* _Task_
Your task is to write out only the lines running from the line with "Recreate this image" to the line with "(0,0) rectangle (1137,695);", both ends kept, with no images.

* _Records supplied_
* BEGIN *

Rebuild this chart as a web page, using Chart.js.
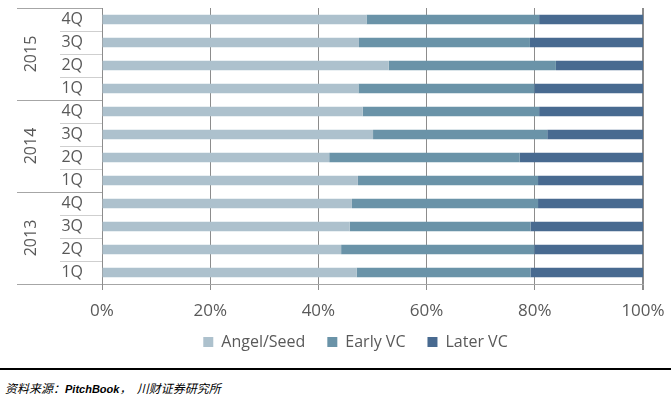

* END *
* BEGIN *

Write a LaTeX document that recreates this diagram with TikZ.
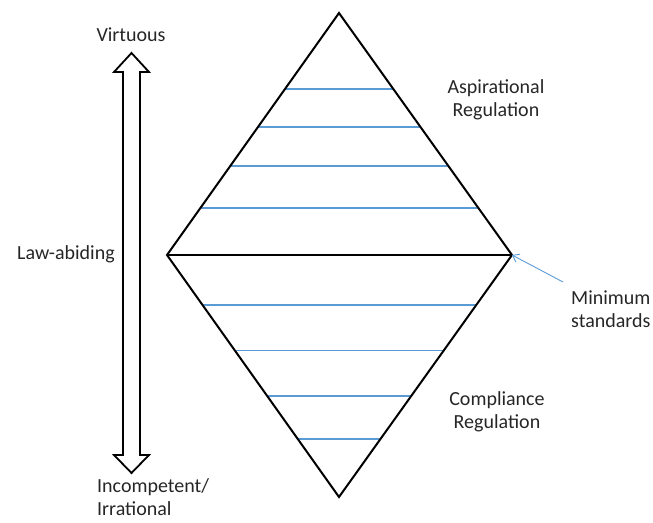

* END *
* BEGIN *

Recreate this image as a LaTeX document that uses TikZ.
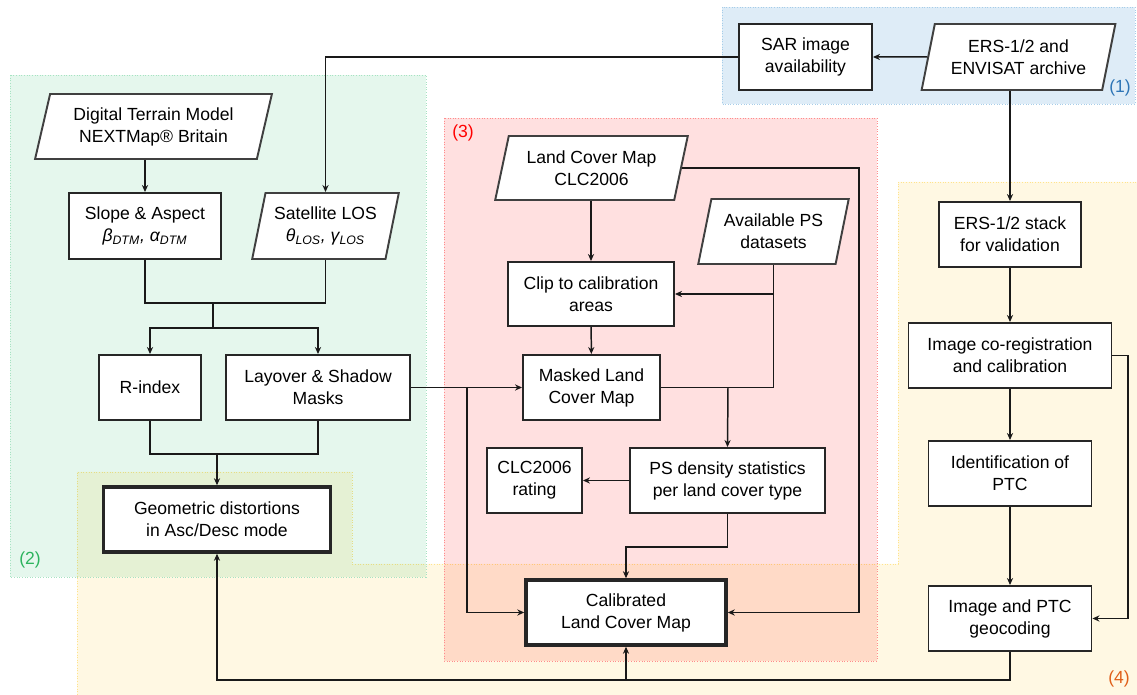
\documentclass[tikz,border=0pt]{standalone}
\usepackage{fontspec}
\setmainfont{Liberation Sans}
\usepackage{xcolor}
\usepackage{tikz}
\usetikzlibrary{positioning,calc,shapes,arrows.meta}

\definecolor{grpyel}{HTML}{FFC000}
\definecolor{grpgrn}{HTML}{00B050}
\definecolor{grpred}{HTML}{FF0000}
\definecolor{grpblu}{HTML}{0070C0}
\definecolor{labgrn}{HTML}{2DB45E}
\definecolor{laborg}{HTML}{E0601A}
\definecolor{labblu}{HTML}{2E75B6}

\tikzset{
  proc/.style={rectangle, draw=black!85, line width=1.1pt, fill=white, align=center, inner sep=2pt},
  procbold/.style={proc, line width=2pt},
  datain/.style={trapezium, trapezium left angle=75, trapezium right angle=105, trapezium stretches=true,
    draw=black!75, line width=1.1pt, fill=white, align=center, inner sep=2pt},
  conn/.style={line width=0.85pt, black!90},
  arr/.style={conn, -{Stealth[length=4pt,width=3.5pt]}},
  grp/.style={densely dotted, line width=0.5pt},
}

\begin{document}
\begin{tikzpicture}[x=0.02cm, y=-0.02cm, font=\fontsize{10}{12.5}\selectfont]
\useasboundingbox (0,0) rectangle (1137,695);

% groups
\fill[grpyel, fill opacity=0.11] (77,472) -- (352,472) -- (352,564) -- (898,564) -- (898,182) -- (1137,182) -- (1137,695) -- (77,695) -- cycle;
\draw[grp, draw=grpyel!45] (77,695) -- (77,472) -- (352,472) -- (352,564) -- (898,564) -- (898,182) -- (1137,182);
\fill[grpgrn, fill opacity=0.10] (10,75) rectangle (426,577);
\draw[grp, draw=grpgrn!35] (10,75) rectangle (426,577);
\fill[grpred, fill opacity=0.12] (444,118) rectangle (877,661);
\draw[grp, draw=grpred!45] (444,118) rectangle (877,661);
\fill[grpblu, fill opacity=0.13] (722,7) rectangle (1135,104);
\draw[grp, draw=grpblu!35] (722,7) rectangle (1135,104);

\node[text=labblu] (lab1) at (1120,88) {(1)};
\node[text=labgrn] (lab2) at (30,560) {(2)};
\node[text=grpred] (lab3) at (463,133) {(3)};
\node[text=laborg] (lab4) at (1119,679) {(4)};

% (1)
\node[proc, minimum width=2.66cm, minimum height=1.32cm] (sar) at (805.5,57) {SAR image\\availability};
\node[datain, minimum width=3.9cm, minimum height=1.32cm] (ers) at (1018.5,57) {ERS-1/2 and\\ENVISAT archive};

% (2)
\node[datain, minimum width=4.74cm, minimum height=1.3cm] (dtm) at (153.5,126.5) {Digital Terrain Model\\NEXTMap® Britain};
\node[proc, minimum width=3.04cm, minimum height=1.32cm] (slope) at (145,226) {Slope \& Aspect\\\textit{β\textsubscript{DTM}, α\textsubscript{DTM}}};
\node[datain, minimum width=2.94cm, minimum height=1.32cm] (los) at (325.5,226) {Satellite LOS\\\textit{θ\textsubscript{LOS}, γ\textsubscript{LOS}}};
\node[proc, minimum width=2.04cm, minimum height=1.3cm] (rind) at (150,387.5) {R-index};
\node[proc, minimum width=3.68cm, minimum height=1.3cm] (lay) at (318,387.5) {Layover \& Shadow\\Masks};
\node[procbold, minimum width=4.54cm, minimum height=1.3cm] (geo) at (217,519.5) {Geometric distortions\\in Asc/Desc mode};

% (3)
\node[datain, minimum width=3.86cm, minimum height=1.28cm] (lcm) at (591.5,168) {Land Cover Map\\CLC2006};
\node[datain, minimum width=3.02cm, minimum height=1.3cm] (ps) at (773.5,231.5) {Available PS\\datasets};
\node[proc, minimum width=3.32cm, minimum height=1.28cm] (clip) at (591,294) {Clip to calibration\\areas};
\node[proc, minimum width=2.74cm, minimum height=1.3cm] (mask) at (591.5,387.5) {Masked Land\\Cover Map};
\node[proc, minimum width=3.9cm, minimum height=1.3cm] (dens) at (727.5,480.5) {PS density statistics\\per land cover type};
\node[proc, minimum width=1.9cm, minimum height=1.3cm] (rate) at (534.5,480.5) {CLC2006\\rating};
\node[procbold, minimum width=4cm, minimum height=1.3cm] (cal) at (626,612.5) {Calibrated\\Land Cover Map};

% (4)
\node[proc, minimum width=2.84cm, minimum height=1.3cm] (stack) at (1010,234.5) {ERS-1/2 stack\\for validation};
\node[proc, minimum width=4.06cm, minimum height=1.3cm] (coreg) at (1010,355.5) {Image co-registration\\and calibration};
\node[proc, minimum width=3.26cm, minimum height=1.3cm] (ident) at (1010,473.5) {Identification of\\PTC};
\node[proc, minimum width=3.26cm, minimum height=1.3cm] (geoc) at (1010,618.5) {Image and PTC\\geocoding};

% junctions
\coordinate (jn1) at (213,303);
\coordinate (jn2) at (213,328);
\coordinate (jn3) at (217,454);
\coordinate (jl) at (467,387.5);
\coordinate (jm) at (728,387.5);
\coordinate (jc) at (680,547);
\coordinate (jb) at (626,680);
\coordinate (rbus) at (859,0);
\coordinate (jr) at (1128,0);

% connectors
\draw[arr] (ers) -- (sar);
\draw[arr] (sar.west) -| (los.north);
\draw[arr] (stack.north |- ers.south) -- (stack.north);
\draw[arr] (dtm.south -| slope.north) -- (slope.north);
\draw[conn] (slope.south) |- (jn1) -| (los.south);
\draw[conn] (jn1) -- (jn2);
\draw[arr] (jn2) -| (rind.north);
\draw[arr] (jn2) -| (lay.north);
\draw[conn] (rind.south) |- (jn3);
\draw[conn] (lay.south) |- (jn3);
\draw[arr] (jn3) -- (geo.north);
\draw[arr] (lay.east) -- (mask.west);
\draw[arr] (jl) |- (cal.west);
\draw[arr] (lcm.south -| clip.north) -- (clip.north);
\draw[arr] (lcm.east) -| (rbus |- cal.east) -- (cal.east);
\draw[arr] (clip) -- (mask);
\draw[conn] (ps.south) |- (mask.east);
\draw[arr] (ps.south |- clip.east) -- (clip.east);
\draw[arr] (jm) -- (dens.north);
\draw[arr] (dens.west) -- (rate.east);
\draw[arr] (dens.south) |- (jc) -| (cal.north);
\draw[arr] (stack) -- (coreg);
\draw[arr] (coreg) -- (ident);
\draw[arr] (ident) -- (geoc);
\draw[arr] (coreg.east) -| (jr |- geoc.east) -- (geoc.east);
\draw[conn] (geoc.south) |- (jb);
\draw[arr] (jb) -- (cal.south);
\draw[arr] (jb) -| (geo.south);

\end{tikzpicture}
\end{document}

* END *

* _Solution to this problem_
Recreate this image as a LaTeX document that uses TikZ.
\documentclass[tikz,border=0pt]{standalone}
\usepackage{fontspec}
\setmainfont{Liberation Sans}
\usepackage{xcolor}
\usepackage{tikz}
\usetikzlibrary{positioning,calc,shapes,arrows.meta}

\definecolor{grpyel}{HTML}{FFC000}
\definecolor{grpgrn}{HTML}{00B050}
\definecolor{grpred}{HTML}{FF0000}
\definecolor{grpblu}{HTML}{0070C0}
\definecolor{labgrn}{HTML}{2DB45E}
\definecolor{laborg}{HTML}{E0601A}
\definecolor{labblu}{HTML}{2E75B6}

\tikzset{
  proc/.style={rectangle, draw=black!85, line width=1.1pt, fill=white, align=center, inner sep=2pt},
  procbold/.style={proc, line width=2pt},
  datain/.style={trapezium, trapezium left angle=75, trapezium right angle=105, trapezium stretches=true,
    draw=black!75, line width=1.1pt, fill=white, align=center, inner sep=2pt},
  conn/.style={line width=0.85pt, black!90},
  arr/.style={conn, -{Stealth[length=4pt,width=3.5pt]}},
  grp/.style={densely dotted, line width=0.5pt},
}

\begin{document}
\begin{tikzpicture}[x=0.02cm, y=-0.02cm, font=\fontsize{10}{12.5}\selectfont]
\useasboundingbox (0,0) rectangle (1137,695);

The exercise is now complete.